I decided to research the origins of Valentine’s Day, and found conflicting stories, none of them romantic.
Even more curious, and relevant, I just came across this graphic in today’s local paper. A hilarious example of a factoid that might be true, might not; but either way, I am not surprised to see that it is promoted by the National Confectioners’ Association.
But just think. What if it IS true? Would we be surprised?
Yes, what if it IS true? Does this mean that the 52% of Americans who buy chocolates on Valentine’s Day for themselves are love-starved, and so devour chocolates to compensate, at least on this one day?
Just put it in your mind’s eye: some poor love-starved slob sitting all alone, watching te-lie-vision, nursing his old, likely repeated, wounds by furtively gobbling all the chocolates in the box that he (or she?) just bought. Which box? Well, there are plenty to choose from, including expensive ones.
Would YOU just gobble something that cost so much? Well, plenty of people do. I’m thinking about an absorbing Netflix film I watched last night,
about Doug Kenney (1947-1980), the inspiration behind National Lampoon and its many cognates, including Animal House and Caddyshack! The way they flung cocaine around in that film outdid even smeary-faced chocolate lovers, and is way more expensive.
All of which brings us to the current opioid crisis, currently engulfing the families and resources of especially impoverished, unloved rural America, and impoverished, unloved inner cities.
What I’m getting at here is how so many people feel a huge devouring hole in their being, and that by constantly craving external stuff to suck into that hole, whether it be money or lies or real estate or chocolates or romance or cocaine or alcohol or stories-we-tell-ourselves-about- our-own-victim-status, on and on, that yawning existential hole will never fill! The only thing that does fill the hole IS love. And what is Love? Well, it’s not romance. That’s a projection, another spell we put on ourselves, what we “fall in”to and crash out of, over and over again, each time wondering how we could have been so ” blind.”
No. LOVE — and too bad the very word has been so cheapened — truly IS the very stuff that fills and fuels the universe, if only we open to receive it, if only we get out of our own way and allow it to surge through us, immersing the whole world in its radiating generosity.

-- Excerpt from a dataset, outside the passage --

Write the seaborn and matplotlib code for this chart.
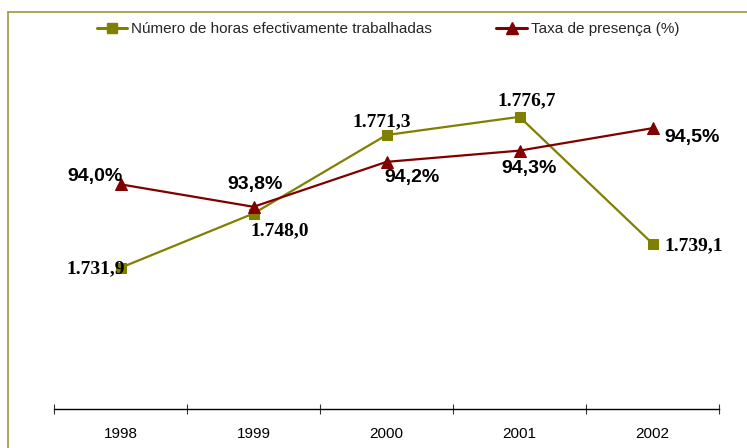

BTW: New Moon, in line with, and coming between Sun and Earth, creates a partial solar eclipse tomorrow, February 15, the day after Valentine’s Day: Sun/Moon conjunction at 27° Aquarius, in a harmonious sextile (60° aspect) to Uranus at 25° Aries, and a wide, tense square (90° aspect) to Jupiter at 22° Scorpio. My reading: Deep feelings (Jupiter in Scorpio), covered briefly by the Moon’s eclipse of the Sun in detached mental Aquarius, still manage to continue to quicken the energy of initiation (Uranus in Aries). And though the aspect doesn’t show up as a line in this chart, Jupiter is also in a wide inconjunct (150° aspect) with Uranus, thus creating a short-lived triangle of continuuous growth among the four planets: Sun, Moon, Jupiter and Uranus.
Jupiter in Scorpio works with Uranus in Aries in this subtly tense inconjunct relationship for all of February and March, and is brought into focus during tomorrow’s February 15th eclipse/new moon, which asks us, as do all new moons, TO BEGIN AGAIN! I’d say that the core issue is how do we courageously ignite new actions (Uranus in Aries) while at the same time consciously clearing our path ahead of old emotional issues (Jupiter in Scorpio)?
Note to astrologers: I noticed and named these “triangles of continuous growth” decades ago, probably because I have three of them in my own chart. They always involve one square (its the tension providing fuel for change), plus a harmonious sextile or trine (to ease the way), via a subtly sensed need for continuous adjustment signified by either an inconjunct or a semi-sextile. I.e., “triangles of continues growth” can be small or large. The small ones contain a square, a sextile and a semi-sextile; the large ones feature a square, a trine, and an inconjunct. The point, for these triangles, which involve both “easy” and “difficult” aspects, is that the situations they trigger are, or need to be, continuously dynamic and evolving!